Not a pretty quarter, but not a panic either
Delta Air Lines came in with second-quarter profit that was lower than last year, and the villain in the cabin was higher fuel costs. But before you start imagining the whole airline going into emergency landing mode, note this: revenue still rose 19% on strong demand and, according to Delta, good execution.
The real story: people are still flying
Airlines live and die by two things: how many butts are in seats, and how much it costs to keep the plane in the air. Delta is telling investors the first part is holding up nicely.
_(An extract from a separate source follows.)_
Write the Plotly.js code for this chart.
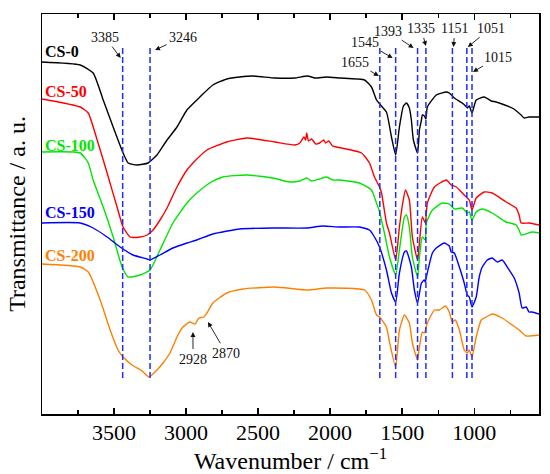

Demand is broad, and that matters because it suggests travelers are still willing to pay up rather than sit home and binge another streaming show.
- Revenue grew 19%, which is not exactly a meh number.
- Higher fuel costs squeezed profits, which is the kind of reminder airlines never fully escape.
- Delta said results were above its guidance, which is Wall Street’s version of hearing, “we did the homework and then some.”
Why investors should care
The key signal here is not just the profit decline. It’s that Delta is still confident enough to affirm its FY26 outlook. That implies management thinks the demand backdrop is sturdy and the current cost pressure is manageable, not a sign of a deeper crack in the business.
Big picture
For airline investors, this is the classic tug-of-war: strong pricing and demand on one side, volatile fuel costs on the other. Delta is basically saying the plane is still in the air — just with a little extra turbulence in the budget.